L’Ulteriorità è qui non solo nonviolenza assoluta, ma caparbietà, nonostante il «sorriso dei benpensanti e i risentiti discorsi “sul pacifismo a senso unico” e sul pacifismo che si agiterebbe “solo quando ci sono gli americani di mezzo». È non arretrare mai su questo terreno. Ma andare avanti, verso l’Ulteriorità cui non possiamo rinunciare. Occorre pertanto inseguirla ancora.
“Caparbiamente. E ripeteremo mille volte che la guerra, avventura senza ritorno, è ormai incapace di risolvere i conflitti dei popoli. Una cosa è certa che non demorderemo”.

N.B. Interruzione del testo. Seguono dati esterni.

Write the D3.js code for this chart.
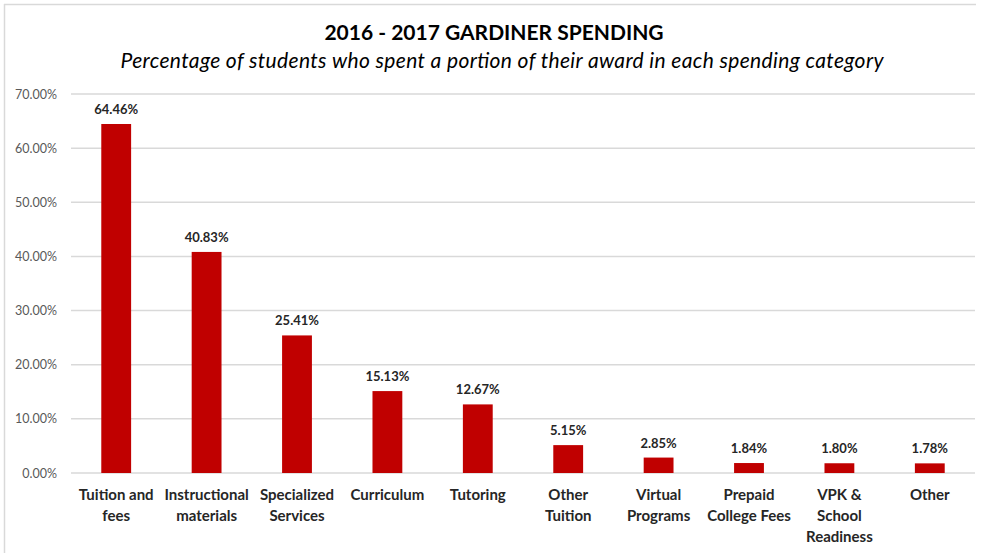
<!DOCTYPE html>
<html>
<head>
<meta charset="utf-8">
<script src="https://cdn.jsdelivr.net/npm/d3@7"></script>
<style>
  body { margin: 0; background: #fff; }
  svg { display: block; font-family: Lato, "Open Sans", sans-serif; }
</style>
</head>
<body>
<div id="chart"></div>
<script>
// Chart data
var categories = [
  ["Tuition and", "fees"],
  ["Instructional", "materials"],
  ["Specialized", "Services"],
  ["Curriculum"],
  ["Tutoring"],
  ["Other", "Tuition"],
  ["Virtual", "Programs"],
  ["Prepaid", "College Fees"],
  ["VPK &", "School", "Readiness"],
  ["Other"]
];
var values = [64.46, 40.83, 25.41, 15.13, 12.67, 5.15, 2.85, 1.84, 1.80, 1.78];
var yTicks = [0, 10, 20, 30, 40, 50, 60, 70];

function init() {
    var w = 987;
    var h = 553;
    var left = 71, right = 975, top = 94, bottom = 473;

    var svg = d3.select("#chart")
                .append("svg")
                .attr("width", w)
                .attr("height", h);

    // chart frame (top and left edges are all that show)
    svg.append("line").attr("x1", 4).attr("x2", 976).attr("y1", 4.5).attr("y2", 4.5)
       .attr("stroke", "#d9d9d9").attr("stroke-width", 1.5);
    svg.append("line").attr("x1", 4.5).attr("x2", 4.5).attr("y1", 4).attr("y2", h)
       .attr("stroke", "#d9d9d9").attr("stroke-width", 1.5);

    // Titles
    svg.append("text")
       .attr("x", 494).attr("y", 40)
       .attr("text-anchor", "middle")
       .attr("font-size", "21px")
       .attr("font-weight", "bold")
       .attr("fill", "#000")
       .text("2016 - 2017 GARDINER SPENDING");
    svg.append("text")
       .attr("x", 502).attr("y", 68)
       .attr("text-anchor", "middle")
       .attr("font-size", "21px")
       .attr("font-style", "italic")
       .attr("fill", "#000")
       .attr("textLength", 763)
       .attr("lengthAdjust", "spacing")
       .text("Percentage of students who spent a portion of their award in each spending category");

    var x = d3.scaleBand()
              .domain(d3.range(values.length))
              .range([left, right])
              .paddingInner(0.67)
              .paddingOuter(0.335);

    var y = d3.scaleLinear()
              .domain([0, 70])
              .range([bottom, top]);

    // Gridlines
    svg.append("g")
       .selectAll("line")
       .data(yTicks)
       .enter()
       .append("line")
       .attr("x1", left).attr("x2", right)
       .attr("y1", function(d) { return y(d); })
       .attr("y2", function(d) { return y(d); })
       .attr("stroke", "#d9d9d9")
       .attr("stroke-width", 1.5);

    // Y axis labels
    var yAxis = d3.axisLeft(y)
                  .tickValues(yTicks)
                  .tickSize(0)
                  .tickPadding(14)
                  .tickFormat(function(d) { return d.toFixed(2) + "%"; });
    var ya = svg.append("g")
                .attr("transform", "translate(" + left + ",0)")
                .call(yAxis);
    ya.select(".domain").remove();
    ya.selectAll("text")
      .attr("font-size", "12.5px")
      .attr("fill", "#595959")
      .attr("font-family", "Lato, sans-serif");

    // Bars
    svg.append("g")
       .selectAll("rect")
       .data(values)
       .enter()
       .append("rect")
       .attr("x", function(d, i) { return x(i); })
       .attr("y", function(d) { return y(d); })
       .attr("width", x.bandwidth())
       .attr("height", function(d) { return y(0) - y(d); })
       .attr("fill", "#c00000");

    // Value labels
    svg.append("g")
       .selectAll("text")
       .data(values)
       .enter()
       .append("text")
       .attr("x", function(d, i) { return x(i) + x.bandwidth() / 2; })
       .attr("y", function(d) { return y(d) - 10; })
       .attr("text-anchor", "middle")
       .attr("font-size", "13px")
       .attr("font-weight", "bold")
       .attr("fill", "#262626")
       .text(function(d) { return d.toFixed(2) + "%"; });

    // Category labels
    var cats = svg.append("g")
                  .selectAll("text")
                  .data(categories)
                  .enter()
                  .append("text")
                  .attr("x", function(d, i) { return x(i) + x.bandwidth() / 2; })
                  .attr("y", 500)
                  .attr("text-anchor", "middle")
                  .attr("font-size", "15px")
                  .attr("font-weight", "bold")
                  .attr("fill", "#262626");
    cats.selectAll("tspan")
        .data(function(d) { return d; })
        .enter()
        .append("tspan")
        .attr("x", function() { return d3.select(this.parentNode).attr("x"); })
        .attr("dy", function(d, j) { return j === 0 ? 0 : 21; })
        .text(function(d) { return d; });
}

window.onload = init;
</script>
</body>
</html>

La caparbietà è qui fede e speranza. Certamente nasce dalla carità e tende a una carità sempre più grande, sempre oltre. È la carità di chi non si arrende all’evidenza dell’oggi, perché sa comunque inseguire il domani. Perciò già vede, come don Tonino, il mondo trasfigurato: “Alzatevi non temete” questa è la vita; questo ci dice oggi il Signore nella festa della Trasfigurazione. Se ascoltiamo l’invito del Signore saremo trasfigurati e tutti coloro che ci incontreranno saranno felici di aver fatto la nostra conoscenza, che è poi la conoscenza del Signore, perché noi siamo dei tramiti con Lui che è la fonte, è il centro, è l’alba, è l’attesa, è il principio, è la fine, è il punto di riferimento di tutto, è lo zenit, è l’asse di convergenza di tutta l’esistenza, è un pozzo di luce tanto che bisogna chiudere gli occhi per non calcificarli dentro. Bene: pozzo di luce. La luce della Trasfigurazione che mi auguro possa aiutare la vostra anima a consolidare la voglia di andare avanti nel nome di Dio» (A. Bello, Scritti /2, Luce e Vita 1993).